Why fiscal faults should not spell Europe's doom

Solely economic arguments for the European Union are largely futile, but politically and sentimentally the union still makes a lot of sense.

FT.com

Whatever the reasons for Britain’s EU membership, I concluded last week, they cannot be economic. So have I turned into a newly converted eurosceptic? Far from it. I remain an unrepentant EU fanatic.

Where I differ from many pro-Europeans in the UK is that I simply do not need any economic reason to arrive at this position, or any rational reason at all for that matter. I am like a six year old in this respect. I want the EU because I want it. Maybe it is a cultural thing, maybe the result of learning Latin as a first foreign language, some trip abroad in my youth or a long forgotten encounter. I have no idea. Whatever it was that turned me into a pro-European a few decades back, it was not the joyful anticipation of productivity gains from a single market.

There is a big difference between why we are who we are, and how we rationalise our position later on. In the 1980s, pro-Europeans could still shut up an average eurosceptic with the nuclear argument that the EU has brought peace. Who could be against peace? By the time this was no longer considered sufficiently sophisticated, the argument became increasingly economic.

In the late 1980s, pro-Europeans would pull out a very important looking research document showing, beyond reasonable doubt, that the single market would bring a rise in gross domestic product by 2 per cent. Who could be against getting richer? It was all bogus, of course, but persuasive for a while. When the euro debate started, the same happened again. The euro was indefensible on economics alone. But this did not stop some of its advocates from defending it in those terms. The EU’s history is littered with economic errors. Remember the exchange rate mechanism?

When you reduce EU membership to economics alone, you invariably end up where the UK is today. If you form your opinion about the EU on the basis of an input-output analysis, you may well arrive at the conclusion that the benefits are not there. That is especially so if you are from a large country with a relatively small manufacturing base, a net contributor to the EU budget and not in the eurozone. It is no accident that we are having this debate in the UK, for example, and not in Belgium.

The pro-Europeans are paying the price for failing to point out the non-rational reasons for membership. If you just base it on rationality, you may find that people consider it rational to enter into an alliance when the benefits are clear and then leave it when they are not. Without any emotional glue, the EU is very hard to defend as an institutional framework designed to last forever.

Why have pro-Europeans allowed themselves to be pushed into this pseudo-rational trap? Do they really believe that the single market has brought those benefits? Or that it is so wonderful for the City of London to be someone else’s financial centre? Or that one could shape the whole of Europe in the mould of a Thatcherite or Blairite Britain?
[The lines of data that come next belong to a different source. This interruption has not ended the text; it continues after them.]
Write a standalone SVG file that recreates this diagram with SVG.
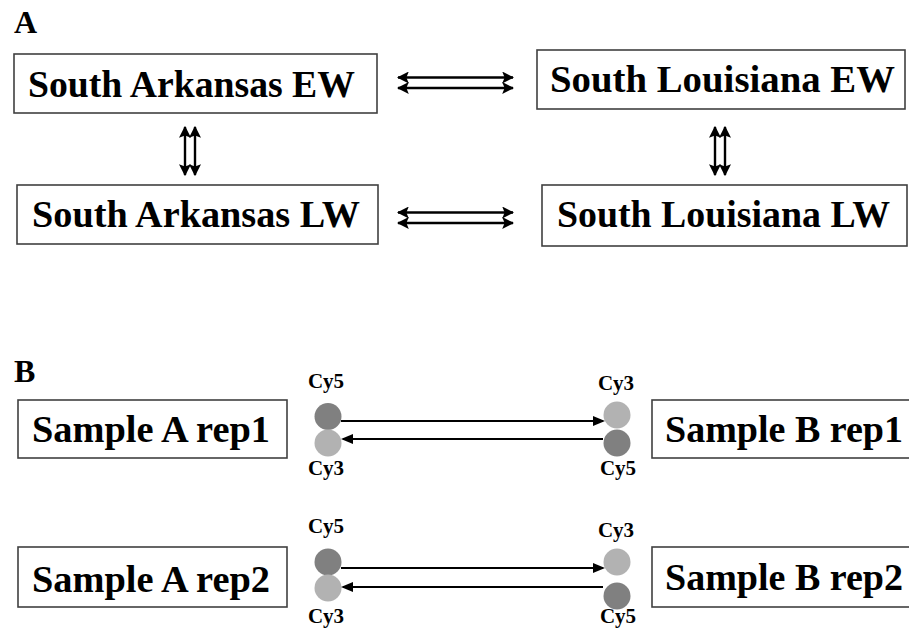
<svg xmlns="http://www.w3.org/2000/svg" width="909" height="633" viewBox="0 0 909 633">
<style>
.box{fill:#fff;stroke:#404040;stroke-width:1.6}
.lbl{font-family:"Liberation Serif","Times New Roman",serif;font-weight:bold;font-size:38px;fill:#000}
.panel{font-family:"Liberation Serif","Times New Roman",serif;font-weight:bold;font-size:32px;fill:#000}
.cy{font-family:"Liberation Serif","Times New Roman",serif;font-weight:bold;font-size:21px;fill:#000;text-anchor:middle}
.dbl{stroke:#000;stroke-width:2.4;fill:none;marker-start:url(#ah);marker-end:url(#ah)}
.one{stroke:#000;stroke-width:2;fill:none;marker-end:url(#ah2)}
.dark{fill:#808080}
.light{fill:#b2b2b2}
</style>
<defs>
<marker id="ah" markerUnits="userSpaceOnUse" markerWidth="12" markerHeight="12" refX="9" refY="5" orient="auto-start-reverse" viewBox="0 0 10 10">
<path d="M0,0 L10,5 L0,10 L2,5 Z" fill="#000"/>
</marker>
<marker id="ah2" markerUnits="userSpaceOnUse" markerWidth="12" markerHeight="10" refX="10" refY="5" orient="auto" viewBox="0 0 12 10">
<path d="M0,0 L12,5 L0,10 Z" fill="#000"/>
</marker>
</defs>
<rect width="909" height="633" fill="#fff"/>
<text class="panel" x="14" y="33">A</text>
<text class="panel" x="14" y="382">B</text>

<g id="sa_ew"><rect class="box" x="14" y="54" width="363" height="59"/><text class="lbl" x="28" y="97" textLength="327" lengthAdjust="spacingAndGlyphs">South Arkansas EW</text></g>
<g id="sa_lw"><rect class="box" x="17" y="185" width="361" height="59"/><text class="lbl" x="32" y="227" textLength="328" lengthAdjust="spacingAndGlyphs">South Arkansas LW</text></g>
<g id="sl_ew"><rect class="box" x="537" y="50" width="368" height="59"/><text class="lbl" x="550" y="92" textLength="345" lengthAdjust="spacingAndGlyphs">South Louisiana EW</text></g>
<g id="sl_lw"><rect class="box" x="542" y="185" width="365" height="61"/><text class="lbl" x="557" y="227" textLength="333" lengthAdjust="spacingAndGlyphs">South Louisiana LW</text></g>

<g id="a_rep1"><rect class="box" x="18" y="400" width="269" height="58"/><text class="lbl" x="32" y="442" textLength="238" lengthAdjust="spacingAndGlyphs">Sample A rep1</text></g>
<g id="a_rep2"><rect class="box" x="18" y="547" width="269" height="60"/><text class="lbl" x="32" y="592" textLength="238" lengthAdjust="spacingAndGlyphs">Sample A rep2</text></g>
<g id="b_rep1"><rect class="box" x="652" y="400" width="270" height="58"/><text class="lbl" x="665" y="442" textLength="238" lengthAdjust="spacingAndGlyphs">Sample B rep1</text></g>
<g id="b_rep2"><rect class="box" x="652" y="547" width="270" height="60"/><text class="lbl" x="665" y="590" textLength="238" lengthAdjust="spacingAndGlyphs">Sample B rep2</text></g>

<g id="dyes">
<circle class="dark" cx="328" cy="416.5" r="13.5"/>
<circle class="light" cx="328" cy="443" r="13.5"/>
<circle class="light" cx="617" cy="415" r="13.5"/>
<circle class="dark" cx="617" cy="443" r="13.5"/>
<circle class="dark" cx="328" cy="562" r="13.5"/>
<circle class="light" cx="328" cy="588" r="13.5"/>
<circle class="light" cx="617" cy="562" r="13.5"/>
<circle class="dark" cx="617" cy="596" r="13.5"/>
<text class="cy" x="326" y="388">Cy5</text>
<text class="cy" x="326" y="475">Cy3</text>
<text class="cy" x="616" y="390">Cy3</text>
<text class="cy" x="618" y="475">Cy5</text>
<text class="cy" x="326" y="533">Cy5</text>
<text class="cy" x="326" y="623">Cy3</text>
<text class="cy" x="616" y="537">Cy3</text>
<text class="cy" x="618" y="623">Cy5</text>
</g>

<g id="connectors">
<line class="dbl" x1="398" y1="77.5" x2="513" y2="77.5"/>
<line class="dbl" x1="398" y1="88" x2="513" y2="88"/>
<line class="dbl" x1="398" y1="212.5" x2="513" y2="212.5"/>
<line class="dbl" x1="398" y1="223" x2="513" y2="223"/>
<line class="dbl" x1="185" y1="127" x2="185" y2="175"/>
<line class="dbl" x1="195" y1="127" x2="195" y2="175"/>
<line class="dbl" x1="715" y1="127" x2="715" y2="175"/>
<line class="dbl" x1="725" y1="127" x2="725" y2="175"/>
<line class="one" x1="341" y1="421" x2="603" y2="421"/>
<line class="one" x1="603" y1="439" x2="343" y2="439"/>
<line class="one" x1="341" y1="568" x2="603" y2="568"/>
<line class="one" x1="603" y1="587" x2="343" y2="587"/>
</g>
</svg>
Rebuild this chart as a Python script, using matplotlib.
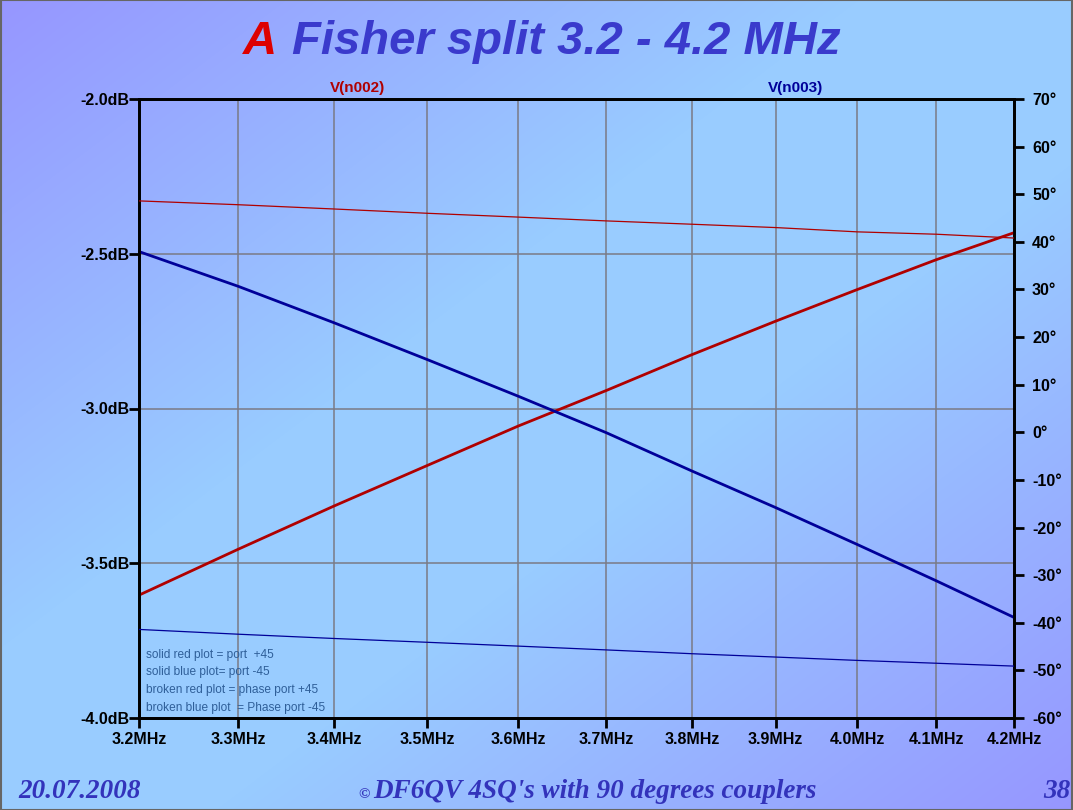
import numpy as np
import matplotlib
matplotlib.use("Agg")
import matplotlib.pyplot as plt
from matplotlib.patches import Rectangle

# ---------------- data ----------------
freq_mhz = [3.2, 3.3, 3.4, 3.5, 3.6, 3.7, 3.8, 3.9, 4.0, 4.1, 4.2]
mag_n002_db = [-3.603, -3.455, -3.315, -3.184, -3.057, -2.942, -2.826, -2.718, -2.616, -2.519, -2.432]
mag_n003_db = [-2.493, -2.605, -2.723, -2.842, -2.960, -3.078, -3.202, -3.320, -3.439, -3.557, -3.675]
phase_n002_deg = [48.6, 47.8, 46.9, 46.0, 45.2, 44.4, 43.7, 43.0, 42.1, 41.6, 40.8]
phase_n003_deg = [-41.4, -42.4, -43.3, -44.1, -44.9, -45.7, -46.5, -47.2, -47.9, -48.5, -49.1]

x_ticks = [3.2, 3.3, 3.4, 3.5, 3.6, 3.7, 3.8, 3.9, 4.0, 4.1, 4.2]
x_ticklabels = ["3.2MHz", "3.3MHz", "3.4MHz", "3.5MHz", "3.6MHz", "3.7MHz", "3.8MHz",
                "3.9MHz", "4.0MHz", "4.1MHz", "4.2MHz"]
db_ticks = [-4.0, -3.5, -3.0, -2.5, -2.0]
db_ticklabels = ["-4.0dB", "-3.5dB", "-3.0dB", "-2.5dB", "-2.0dB"]
deg_ticks = [-60, -50, -40, -30, -20, -10, 0, 10, 20, 30, 40, 50, 60, 70]
deg_ticklabels = [f"{d}°" for d in deg_ticks]

notes = ["solid red plot = port  +45",
         "solid blue plot= port -45",
         "broken red plot = phase port +45",
         "broken blue plot  = Phase port -45"]

RED = "#b00000"
BLUE = "#000099"
TITLE_BLUE = "#3a3acc"
TITLE_RED = "#dd0000"
NOTE_COLOR = "#2f5f99"

W, H = 1073, 810
fig = plt.figure(figsize=(W / 100, H / 100), dpi=100)

# ---------------- background gradient ----------------
bg = fig.add_axes([0, 0, 1, 1], zorder=-10)
yy, xx = np.mgrid[0:H, 0:W]
t = (xx / W + yy / H) / 2.0
s = 1 - np.abs(2 * t - 1)  # 0 at corners TL/BR, 1 at diagonal
purple = np.array([150, 150, 255]) / 255
light = np.array([153, 204, 255]) / 255
img = purple[None, None, :] + (light - purple)[None, None, :] * np.clip(s * 1.25, 0, 1)[..., None]
bg.imshow(img, aspect="auto", extent=[0, 1, 0, 1], origin="upper")
bg.set_xlim(0, 1)
bg.set_ylim(0, 1)
bg.axis("off")
bg.add_patch(Rectangle((0.0005, 0.0005), 0.999, 0.999, fill=False, edgecolor="#666666",
                       linewidth=1.5, transform=bg.transAxes))

# ---------------- main axes ----------------
left, right_px, top, bottom = 139, 1014, 99, 718
ax = fig.add_axes([left / W, 1 - bottom / H, (right_px - left) / W, (bottom - top) / H])
ax.set_facecolor("none")
ax.set_xscale("log")
ax.set_xlim(3.2, 4.2)
ax.set_ylim(-4.0, -2.0)
ax.set_xticks(x_ticks)
ax.set_xticklabels(x_ticklabels)
ax.xaxis.set_minor_locator(matplotlib.ticker.NullLocator())
ax.set_yticks(db_ticks)
ax.set_yticklabels(db_ticklabels)
ax.grid(True, color="#7a7a85", linewidth=1.1)
ax.set_axisbelow(True)
for sp in ax.spines.values():
    sp.set_linewidth(2.0)
    sp.set_color("black")
ax.tick_params(axis="both", direction="out", length=7, width=2.0, colors="black")
ax.tick_params(axis="y", pad=0)
ax.tick_params(axis="x", pad=3)
for lab in ax.get_xticklabels() + ax.get_yticklabels():
    lab.set_fontfamily("Liberation Sans")
    lab.set_fontweight("bold")
    lab.set_fontsize(11.5)

ax.plot(freq_mhz, mag_n002_db, color=RED, linewidth=2.0, zorder=5)
ax.plot(freq_mhz, mag_n003_db, color=BLUE, linewidth=2.0, zorder=5)

ax2 = ax.twinx()
ax2.set_ylim(-60, 70)
ax2.set_yticks(deg_ticks)
ax2.set_yticklabels(deg_ticklabels)
ax2.tick_params(axis="y", direction="out", length=7, width=2.0, colors="black", pad=6)
for sp in ax2.spines.values():
    sp.set_linewidth(2.0)
for lab in ax2.get_yticklabels():
    lab.set_fontfamily("Liberation Sans")
    lab.set_fontweight("bold")
    lab.set_fontsize(11.5)
ax2.plot(freq_mhz, phase_n002_deg, color=RED, linewidth=0.9, zorder=4)
ax2.plot(freq_mhz, phase_n003_deg, color=BLUE, linewidth=0.9, zorder=4)

# trace labels
fig.text(358 / W, 1 - 88 / H, "V(n002)", color=RED, ha="center", va="center",
         fontfamily="Liberation Sans", fontweight="bold", fontsize=11)
fig.text(796 / W, 1 - 88 / H, "V(n003)", color=BLUE, ha="center", va="center",
         fontfamily="Liberation Sans", fontweight="bold", fontsize=11)

# notes
for i, n in enumerate(notes):
    fig.text(146 / W, 1 - (655 + 17.5 * i) / H, n, color=NOTE_COLOR, ha="left", va="center",
             fontfamily="Liberation Sans", fontsize=8.6)

# title
fig.text(243 / W, 1 - 42 / H, "A", color=TITLE_RED, ha="left", va="center",
         fontfamily="Liberation Sans", fontweight="bold", fontstyle="italic", fontsize=34)
fig.text(292 / W, 1 - 42 / H, "Fisher split 3.2 - 4.2 MHz", color=TITLE_BLUE, ha="left",
         va="center", fontfamily="Liberation Sans", fontweight="bold", fontstyle="italic",
         fontsize=34)

# footer
foot_kw = dict(color="#3333bb", va="center", fontfamily="Liberation Serif",
               fontweight="bold", fontstyle="italic", fontsize=19.5)
fig.text(18 / W, 1 - 792 / H, "20.07.2008", ha="left", **foot_kw)
fig.text(358 / W, 1 - 795 / H, "©", ha="left", color="#3333bb", va="center",
         fontfamily="Liberation Serif", fontweight="bold", fontstyle="italic", fontsize=11)
fig.text(373 / W, 1 - 792 / H, "DF6QV 4SQ's with 90 degrees couplers", ha="left", **foot_kw)
fig.text(1043 / W, 1 - 792 / H, "38", ha="left", **foot_kw)

fig.savefig("out.png", dpi=100)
Maybe the pro-Europeans concluded a long time ago that the best way to win the argument against the eurosceptics would be to appear pragmatic. So they avoided talk about European unification, common citizenship, all the ceremonial stuff that one can find in the preambles of the European treaties. But those preambles matter, not in a legal sense, but because they express a sentiment and provide direction. If you do not share the sentiment, you are far more likely to agree to a divorce when the common destiny no longer seems expedient.

This is why I would be careful not to jump to the wrong conclusions from last week’s poll by Pew Research, which showed the EU’s approval rating to be even lower in France than in the UK. Do not think for a second that the French are about to leave the EU as well. Euroscepticism is clearly on the rise in France too but the support for the EU and its institutions runs emotionally much deeper. France was a founding member of the EU. Through the euro and passport-free travel, the EU has become part of everyday life.

There is a clear and present danger that Europeans may turn away from Europe if the serial mismanagement of the eurozone crisis continues. But sentiment in the UK and on continental Europe is worlds apart.

If one must have a rational reason in favour of EU membership, it is probably best to stick to politics, not economics. EU member states share common values and common interests that deserve global representation and enforcement. The best rational argument is thus the idea of the EU as a superpower - as opposed to a superstate.

There are clearly pan-European interests at stake in a world with many emerging industrial powers. The EU would be a far more stable and potent partner for the US and Russia than a panoply of midsized member states. If you want to make a rational case for the EU, it is better to make it on the basis of political power, not economic efficiency.

But even for such an argument to work, you need to have some notion of “Europeanness” as part of your citizenship. I struggle to think how those who have avoided precisely this type of argument in the past will of all sudden be able to pull together an emotionally and rationally coherent argument ahead of an increasingly certain referendum.